** EXERCISE OBJECTIVE **
For the data below, transcribe the part that opens with the line containing "Emit a LaTeX" and closes with the line containing "minimum width=114pt, minimum", exactly and with no pictures.

** GIVEN DATA **

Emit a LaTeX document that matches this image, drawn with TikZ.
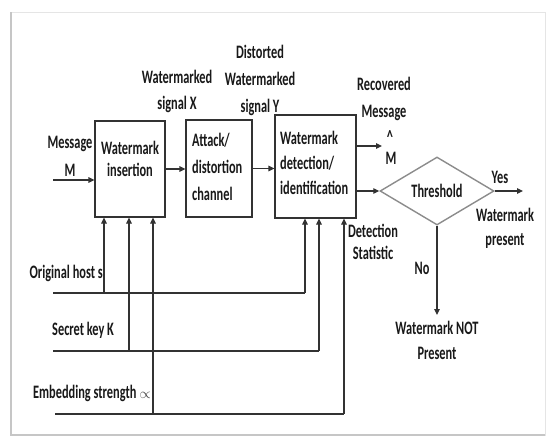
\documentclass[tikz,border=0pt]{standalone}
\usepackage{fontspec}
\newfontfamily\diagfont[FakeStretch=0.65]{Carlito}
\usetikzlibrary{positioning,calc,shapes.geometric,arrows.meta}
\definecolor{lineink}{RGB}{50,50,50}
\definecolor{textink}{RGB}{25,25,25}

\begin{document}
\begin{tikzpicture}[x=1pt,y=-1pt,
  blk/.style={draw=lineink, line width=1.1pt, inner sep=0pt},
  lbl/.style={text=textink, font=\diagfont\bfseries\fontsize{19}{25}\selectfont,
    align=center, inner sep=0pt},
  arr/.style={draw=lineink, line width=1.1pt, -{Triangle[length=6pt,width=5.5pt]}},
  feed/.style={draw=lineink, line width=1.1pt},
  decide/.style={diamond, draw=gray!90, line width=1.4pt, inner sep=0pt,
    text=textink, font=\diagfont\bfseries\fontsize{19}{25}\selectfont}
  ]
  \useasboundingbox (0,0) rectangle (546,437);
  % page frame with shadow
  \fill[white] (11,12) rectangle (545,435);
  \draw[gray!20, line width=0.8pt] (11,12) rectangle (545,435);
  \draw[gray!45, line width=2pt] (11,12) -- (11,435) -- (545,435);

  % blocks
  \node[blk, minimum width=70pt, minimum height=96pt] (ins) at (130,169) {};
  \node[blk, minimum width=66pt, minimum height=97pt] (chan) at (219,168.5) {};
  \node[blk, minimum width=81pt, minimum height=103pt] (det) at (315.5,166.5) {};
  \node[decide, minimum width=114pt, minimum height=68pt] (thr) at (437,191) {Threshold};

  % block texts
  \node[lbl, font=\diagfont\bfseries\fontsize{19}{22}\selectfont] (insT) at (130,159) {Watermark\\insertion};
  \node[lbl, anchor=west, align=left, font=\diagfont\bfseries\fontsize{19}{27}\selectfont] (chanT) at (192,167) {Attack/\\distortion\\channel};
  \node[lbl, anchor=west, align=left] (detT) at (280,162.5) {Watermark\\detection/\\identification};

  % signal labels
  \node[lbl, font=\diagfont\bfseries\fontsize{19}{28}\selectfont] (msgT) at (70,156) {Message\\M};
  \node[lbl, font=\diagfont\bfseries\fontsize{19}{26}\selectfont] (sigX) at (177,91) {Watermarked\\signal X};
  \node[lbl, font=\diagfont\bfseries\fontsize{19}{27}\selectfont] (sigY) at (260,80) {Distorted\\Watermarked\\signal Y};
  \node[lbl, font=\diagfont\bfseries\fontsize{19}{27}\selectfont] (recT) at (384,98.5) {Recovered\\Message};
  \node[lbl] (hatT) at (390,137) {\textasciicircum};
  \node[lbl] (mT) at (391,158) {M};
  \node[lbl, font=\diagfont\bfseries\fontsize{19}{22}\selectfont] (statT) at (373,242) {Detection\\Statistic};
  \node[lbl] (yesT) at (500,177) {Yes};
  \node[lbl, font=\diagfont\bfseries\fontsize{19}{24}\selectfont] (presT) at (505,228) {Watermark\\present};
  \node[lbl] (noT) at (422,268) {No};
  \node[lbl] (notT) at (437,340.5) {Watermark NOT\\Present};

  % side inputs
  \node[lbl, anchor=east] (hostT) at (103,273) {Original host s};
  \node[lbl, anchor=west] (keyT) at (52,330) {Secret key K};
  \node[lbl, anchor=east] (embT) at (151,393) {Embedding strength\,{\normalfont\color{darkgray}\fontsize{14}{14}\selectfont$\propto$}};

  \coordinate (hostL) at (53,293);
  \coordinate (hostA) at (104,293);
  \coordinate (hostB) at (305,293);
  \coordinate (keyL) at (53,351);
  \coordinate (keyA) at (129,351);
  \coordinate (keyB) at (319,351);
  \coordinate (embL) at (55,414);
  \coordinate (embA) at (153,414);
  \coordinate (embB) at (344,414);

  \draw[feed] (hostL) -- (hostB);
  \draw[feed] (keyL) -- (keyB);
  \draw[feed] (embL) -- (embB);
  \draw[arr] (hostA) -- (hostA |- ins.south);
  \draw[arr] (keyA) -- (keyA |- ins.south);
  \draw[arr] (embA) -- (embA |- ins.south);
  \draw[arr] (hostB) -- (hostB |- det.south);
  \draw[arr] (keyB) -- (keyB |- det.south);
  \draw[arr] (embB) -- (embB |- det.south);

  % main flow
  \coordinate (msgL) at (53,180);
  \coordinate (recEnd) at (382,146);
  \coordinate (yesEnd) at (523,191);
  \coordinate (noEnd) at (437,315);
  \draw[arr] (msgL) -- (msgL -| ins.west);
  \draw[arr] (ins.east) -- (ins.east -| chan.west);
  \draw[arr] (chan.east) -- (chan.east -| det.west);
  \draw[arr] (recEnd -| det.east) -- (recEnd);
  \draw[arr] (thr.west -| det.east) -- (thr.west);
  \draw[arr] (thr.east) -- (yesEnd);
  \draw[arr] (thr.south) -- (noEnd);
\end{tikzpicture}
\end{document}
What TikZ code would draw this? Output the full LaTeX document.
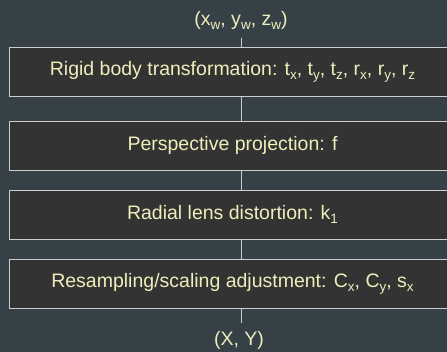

==

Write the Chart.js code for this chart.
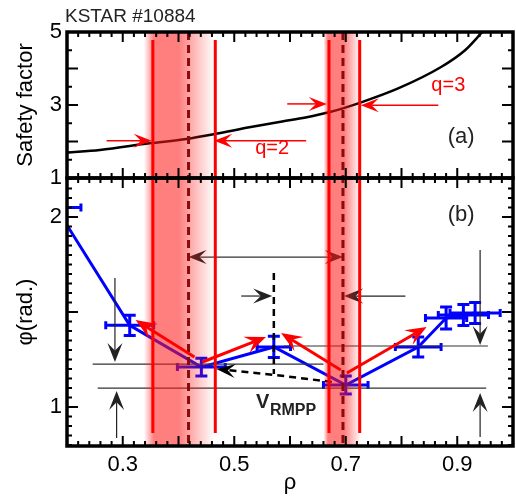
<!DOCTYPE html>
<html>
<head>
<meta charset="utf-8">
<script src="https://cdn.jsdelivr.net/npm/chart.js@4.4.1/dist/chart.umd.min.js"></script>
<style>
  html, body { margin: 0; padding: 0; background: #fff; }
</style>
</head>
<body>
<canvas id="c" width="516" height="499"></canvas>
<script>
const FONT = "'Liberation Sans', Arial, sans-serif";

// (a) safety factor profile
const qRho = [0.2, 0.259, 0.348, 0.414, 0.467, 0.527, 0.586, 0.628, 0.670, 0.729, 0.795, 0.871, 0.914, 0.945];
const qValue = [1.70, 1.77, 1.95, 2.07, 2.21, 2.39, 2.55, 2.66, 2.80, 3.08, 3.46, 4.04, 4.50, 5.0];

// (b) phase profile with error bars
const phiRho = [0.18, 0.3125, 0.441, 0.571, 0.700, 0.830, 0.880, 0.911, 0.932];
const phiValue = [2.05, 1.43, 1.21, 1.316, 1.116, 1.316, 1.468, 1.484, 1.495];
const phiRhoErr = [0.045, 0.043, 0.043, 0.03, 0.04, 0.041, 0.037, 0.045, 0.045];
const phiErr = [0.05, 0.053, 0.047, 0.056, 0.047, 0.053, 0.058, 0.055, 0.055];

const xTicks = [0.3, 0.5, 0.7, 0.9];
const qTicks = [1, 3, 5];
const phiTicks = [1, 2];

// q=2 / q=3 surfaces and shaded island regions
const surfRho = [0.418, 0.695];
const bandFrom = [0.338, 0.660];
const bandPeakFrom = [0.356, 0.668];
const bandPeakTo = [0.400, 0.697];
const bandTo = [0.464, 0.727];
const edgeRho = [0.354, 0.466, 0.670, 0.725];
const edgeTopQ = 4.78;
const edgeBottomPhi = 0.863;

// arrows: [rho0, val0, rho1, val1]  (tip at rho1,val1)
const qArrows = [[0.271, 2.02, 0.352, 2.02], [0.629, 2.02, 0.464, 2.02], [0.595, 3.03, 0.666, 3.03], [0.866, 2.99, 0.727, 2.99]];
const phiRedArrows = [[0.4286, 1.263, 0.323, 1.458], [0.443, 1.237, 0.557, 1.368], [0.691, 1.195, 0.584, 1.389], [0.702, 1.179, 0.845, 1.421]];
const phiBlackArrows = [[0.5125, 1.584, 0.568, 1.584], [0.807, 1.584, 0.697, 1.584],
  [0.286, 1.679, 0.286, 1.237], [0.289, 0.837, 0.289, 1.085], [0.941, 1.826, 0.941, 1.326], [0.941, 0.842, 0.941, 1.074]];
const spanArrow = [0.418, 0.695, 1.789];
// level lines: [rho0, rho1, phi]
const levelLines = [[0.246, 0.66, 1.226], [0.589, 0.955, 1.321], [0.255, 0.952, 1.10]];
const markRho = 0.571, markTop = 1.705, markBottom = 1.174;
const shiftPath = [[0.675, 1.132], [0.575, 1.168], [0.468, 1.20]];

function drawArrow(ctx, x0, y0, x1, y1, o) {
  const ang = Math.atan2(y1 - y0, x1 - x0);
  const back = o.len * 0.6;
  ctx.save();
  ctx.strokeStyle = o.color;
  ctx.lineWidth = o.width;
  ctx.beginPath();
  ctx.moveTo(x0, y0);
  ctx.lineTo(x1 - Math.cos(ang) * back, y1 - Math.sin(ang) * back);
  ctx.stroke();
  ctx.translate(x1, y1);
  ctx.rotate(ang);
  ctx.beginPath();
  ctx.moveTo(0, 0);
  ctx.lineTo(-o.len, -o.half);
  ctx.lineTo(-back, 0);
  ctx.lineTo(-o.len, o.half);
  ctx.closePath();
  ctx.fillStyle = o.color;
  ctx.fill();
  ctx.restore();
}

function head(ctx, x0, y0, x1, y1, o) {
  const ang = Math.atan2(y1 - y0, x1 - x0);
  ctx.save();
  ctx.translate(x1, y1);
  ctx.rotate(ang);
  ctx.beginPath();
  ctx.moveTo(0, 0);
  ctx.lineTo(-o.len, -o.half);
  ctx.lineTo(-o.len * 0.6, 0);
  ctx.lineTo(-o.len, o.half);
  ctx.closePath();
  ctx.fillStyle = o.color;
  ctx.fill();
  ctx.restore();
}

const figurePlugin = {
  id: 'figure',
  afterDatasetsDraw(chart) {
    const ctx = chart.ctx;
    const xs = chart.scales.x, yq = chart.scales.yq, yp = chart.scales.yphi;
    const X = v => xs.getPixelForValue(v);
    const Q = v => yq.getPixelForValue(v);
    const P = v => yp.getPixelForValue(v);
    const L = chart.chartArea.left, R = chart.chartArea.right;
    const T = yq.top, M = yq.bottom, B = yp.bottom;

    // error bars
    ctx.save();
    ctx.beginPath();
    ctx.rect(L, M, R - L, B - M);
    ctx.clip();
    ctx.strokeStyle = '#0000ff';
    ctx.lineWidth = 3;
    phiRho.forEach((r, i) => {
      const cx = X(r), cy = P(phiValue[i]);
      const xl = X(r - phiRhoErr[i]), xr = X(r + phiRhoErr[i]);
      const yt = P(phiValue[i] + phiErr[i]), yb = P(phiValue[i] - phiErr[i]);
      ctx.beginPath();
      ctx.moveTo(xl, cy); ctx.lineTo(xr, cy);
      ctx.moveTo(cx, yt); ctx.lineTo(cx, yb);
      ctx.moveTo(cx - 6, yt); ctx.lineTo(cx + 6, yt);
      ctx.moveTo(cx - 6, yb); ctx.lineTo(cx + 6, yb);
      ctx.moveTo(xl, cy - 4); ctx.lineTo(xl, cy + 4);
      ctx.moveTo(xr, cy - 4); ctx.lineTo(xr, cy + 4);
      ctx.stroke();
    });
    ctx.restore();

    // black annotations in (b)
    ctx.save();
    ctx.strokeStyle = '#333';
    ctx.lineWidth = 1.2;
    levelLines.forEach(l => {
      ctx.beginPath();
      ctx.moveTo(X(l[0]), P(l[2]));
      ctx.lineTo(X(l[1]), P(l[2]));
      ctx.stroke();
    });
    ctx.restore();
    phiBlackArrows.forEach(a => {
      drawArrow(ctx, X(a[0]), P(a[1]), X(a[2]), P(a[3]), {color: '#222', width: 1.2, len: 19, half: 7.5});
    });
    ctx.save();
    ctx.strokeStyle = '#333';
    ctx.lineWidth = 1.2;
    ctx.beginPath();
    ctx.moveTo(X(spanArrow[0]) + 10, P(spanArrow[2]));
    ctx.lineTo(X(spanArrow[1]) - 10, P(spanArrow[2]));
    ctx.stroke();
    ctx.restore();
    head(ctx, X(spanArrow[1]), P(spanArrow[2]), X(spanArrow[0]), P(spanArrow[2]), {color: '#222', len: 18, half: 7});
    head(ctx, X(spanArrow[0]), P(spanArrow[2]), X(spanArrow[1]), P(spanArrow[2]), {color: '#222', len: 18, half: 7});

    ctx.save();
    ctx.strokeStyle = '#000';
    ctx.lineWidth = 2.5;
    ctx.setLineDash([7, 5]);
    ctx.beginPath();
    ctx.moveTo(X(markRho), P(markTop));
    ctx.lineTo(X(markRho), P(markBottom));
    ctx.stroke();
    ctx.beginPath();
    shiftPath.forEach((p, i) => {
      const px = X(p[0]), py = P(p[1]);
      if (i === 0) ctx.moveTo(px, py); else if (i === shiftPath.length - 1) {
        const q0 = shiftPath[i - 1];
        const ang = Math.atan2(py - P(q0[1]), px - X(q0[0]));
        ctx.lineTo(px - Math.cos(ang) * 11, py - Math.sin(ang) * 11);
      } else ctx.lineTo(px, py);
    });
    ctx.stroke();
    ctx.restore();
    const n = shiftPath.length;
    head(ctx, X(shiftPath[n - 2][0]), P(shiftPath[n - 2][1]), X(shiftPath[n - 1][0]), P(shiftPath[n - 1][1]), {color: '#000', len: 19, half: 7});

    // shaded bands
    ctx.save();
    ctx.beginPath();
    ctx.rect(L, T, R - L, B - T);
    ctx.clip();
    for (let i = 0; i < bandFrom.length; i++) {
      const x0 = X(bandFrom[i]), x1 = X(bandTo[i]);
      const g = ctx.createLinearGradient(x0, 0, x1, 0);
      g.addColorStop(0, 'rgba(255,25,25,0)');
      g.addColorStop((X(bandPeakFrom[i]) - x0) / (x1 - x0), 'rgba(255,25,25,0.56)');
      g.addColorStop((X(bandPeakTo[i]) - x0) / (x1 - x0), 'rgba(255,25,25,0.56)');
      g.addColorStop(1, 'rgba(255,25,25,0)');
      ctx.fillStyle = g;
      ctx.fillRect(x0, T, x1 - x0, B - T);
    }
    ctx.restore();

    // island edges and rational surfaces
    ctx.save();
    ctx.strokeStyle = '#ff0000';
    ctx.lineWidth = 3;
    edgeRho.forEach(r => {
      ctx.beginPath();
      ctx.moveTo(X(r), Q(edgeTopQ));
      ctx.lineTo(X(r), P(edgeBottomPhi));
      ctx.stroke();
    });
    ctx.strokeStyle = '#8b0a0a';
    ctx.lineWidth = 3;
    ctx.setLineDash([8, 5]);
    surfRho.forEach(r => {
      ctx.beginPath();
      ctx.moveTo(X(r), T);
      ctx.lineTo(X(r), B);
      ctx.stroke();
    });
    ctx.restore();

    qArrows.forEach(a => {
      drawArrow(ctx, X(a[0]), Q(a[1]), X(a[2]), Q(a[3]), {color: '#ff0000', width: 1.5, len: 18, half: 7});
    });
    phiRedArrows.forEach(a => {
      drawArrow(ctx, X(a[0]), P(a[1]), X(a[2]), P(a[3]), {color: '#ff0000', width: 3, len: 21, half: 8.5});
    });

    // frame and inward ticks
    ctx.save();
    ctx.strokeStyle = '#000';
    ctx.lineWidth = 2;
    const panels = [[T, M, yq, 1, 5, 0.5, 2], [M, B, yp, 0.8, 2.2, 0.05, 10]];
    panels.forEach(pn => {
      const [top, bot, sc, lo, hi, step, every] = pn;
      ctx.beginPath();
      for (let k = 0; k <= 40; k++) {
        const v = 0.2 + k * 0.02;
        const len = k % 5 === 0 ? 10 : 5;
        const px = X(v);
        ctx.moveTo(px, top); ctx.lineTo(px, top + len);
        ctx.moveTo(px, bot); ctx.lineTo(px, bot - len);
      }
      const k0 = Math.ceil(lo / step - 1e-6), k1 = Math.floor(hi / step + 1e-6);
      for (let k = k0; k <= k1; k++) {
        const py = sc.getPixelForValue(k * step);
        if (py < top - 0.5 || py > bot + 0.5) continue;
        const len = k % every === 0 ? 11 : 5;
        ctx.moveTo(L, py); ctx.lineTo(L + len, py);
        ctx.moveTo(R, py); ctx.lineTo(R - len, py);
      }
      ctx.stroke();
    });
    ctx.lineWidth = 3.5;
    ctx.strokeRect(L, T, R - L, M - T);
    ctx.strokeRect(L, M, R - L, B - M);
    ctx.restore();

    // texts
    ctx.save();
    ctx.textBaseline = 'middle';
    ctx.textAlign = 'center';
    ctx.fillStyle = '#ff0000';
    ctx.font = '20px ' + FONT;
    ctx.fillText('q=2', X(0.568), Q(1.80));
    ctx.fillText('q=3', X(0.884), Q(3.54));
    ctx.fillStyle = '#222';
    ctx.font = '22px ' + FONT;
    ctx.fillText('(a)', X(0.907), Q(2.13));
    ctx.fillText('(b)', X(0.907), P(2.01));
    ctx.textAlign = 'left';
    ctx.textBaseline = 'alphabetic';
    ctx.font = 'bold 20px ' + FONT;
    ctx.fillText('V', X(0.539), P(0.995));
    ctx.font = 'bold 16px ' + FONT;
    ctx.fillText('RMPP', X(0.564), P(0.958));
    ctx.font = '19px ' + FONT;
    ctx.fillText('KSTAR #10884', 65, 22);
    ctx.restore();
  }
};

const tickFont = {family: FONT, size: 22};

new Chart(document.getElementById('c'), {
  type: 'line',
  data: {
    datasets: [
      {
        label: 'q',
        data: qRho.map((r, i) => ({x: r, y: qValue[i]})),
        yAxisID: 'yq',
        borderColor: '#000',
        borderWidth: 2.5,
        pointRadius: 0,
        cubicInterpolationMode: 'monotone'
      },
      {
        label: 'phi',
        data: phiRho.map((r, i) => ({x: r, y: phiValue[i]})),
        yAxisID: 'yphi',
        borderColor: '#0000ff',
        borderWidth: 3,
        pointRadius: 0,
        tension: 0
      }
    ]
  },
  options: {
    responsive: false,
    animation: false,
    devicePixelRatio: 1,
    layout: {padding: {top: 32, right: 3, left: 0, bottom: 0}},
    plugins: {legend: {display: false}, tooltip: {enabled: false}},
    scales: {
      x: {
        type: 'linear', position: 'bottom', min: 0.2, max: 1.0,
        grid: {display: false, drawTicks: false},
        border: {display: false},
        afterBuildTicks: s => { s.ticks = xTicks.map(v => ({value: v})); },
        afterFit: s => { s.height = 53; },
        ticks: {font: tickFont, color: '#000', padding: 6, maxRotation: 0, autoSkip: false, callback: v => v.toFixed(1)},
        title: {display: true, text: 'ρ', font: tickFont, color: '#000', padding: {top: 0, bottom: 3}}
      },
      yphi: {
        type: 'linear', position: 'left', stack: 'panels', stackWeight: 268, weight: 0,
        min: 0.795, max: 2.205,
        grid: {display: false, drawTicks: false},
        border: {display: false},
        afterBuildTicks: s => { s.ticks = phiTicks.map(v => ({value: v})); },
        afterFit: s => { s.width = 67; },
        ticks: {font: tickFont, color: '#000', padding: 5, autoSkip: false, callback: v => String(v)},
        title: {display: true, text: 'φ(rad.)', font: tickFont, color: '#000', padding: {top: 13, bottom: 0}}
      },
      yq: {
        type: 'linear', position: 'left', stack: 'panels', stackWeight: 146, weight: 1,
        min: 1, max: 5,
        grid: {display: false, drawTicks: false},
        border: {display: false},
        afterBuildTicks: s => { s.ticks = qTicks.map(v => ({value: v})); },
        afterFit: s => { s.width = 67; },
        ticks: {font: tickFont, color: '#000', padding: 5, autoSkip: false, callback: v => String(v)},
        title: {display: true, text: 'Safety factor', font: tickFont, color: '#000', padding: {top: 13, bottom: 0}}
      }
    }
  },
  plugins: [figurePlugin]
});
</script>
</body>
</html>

** COMPLETED TASK **
Emit a LaTeX document that matches this image, drawn with TikZ.
\documentclass[tikz,border=0pt]{standalone}
\usepackage{fontspec}
\newfontfamily\diagfont[FakeStretch=0.65]{Carlito}
\usetikzlibrary{positioning,calc,shapes.geometric,arrows.meta}
\definecolor{lineink}{RGB}{50,50,50}
\definecolor{textink}{RGB}{25,25,25}

\begin{document}
\begin{tikzpicture}[x=1pt,y=-1pt,
  blk/.style={draw=lineink, line width=1.1pt, inner sep=0pt},
  lbl/.style={text=textink, font=\diagfont\bfseries\fontsize{19}{25}\selectfont,
    align=center, inner sep=0pt},
  arr/.style={draw=lineink, line width=1.1pt, -{Triangle[length=6pt,width=5.5pt]}},
  feed/.style={draw=lineink, line width=1.1pt},
  decide/.style={diamond, draw=gray!90, line width=1.4pt, inner sep=0pt,
    text=textink, font=\diagfont\bfseries\fontsize{19}{25}\selectfont}
  ]
  \useasboundingbox (0,0) rectangle (546,437);
  % page frame with shadow
  \fill[white] (11,12) rectangle (545,435);
  \draw[gray!20, line width=0.8pt] (11,12) rectangle (545,435);
  \draw[gray!45, line width=2pt] (11,12) -- (11,435) -- (545,435);

  % blocks
  \node[blk, minimum width=70pt, minimum height=96pt] (ins) at (130,169) {};
  \node[blk, minimum width=66pt, minimum height=97pt] (chan) at (219,168.5) {};
  \node[blk, minimum width=81pt, minimum height=103pt] (det) at (315.5,166.5) {};
  \node[decide, minimum width=114pt, minimum height=68pt] (thr) at (437,191) {Threshold};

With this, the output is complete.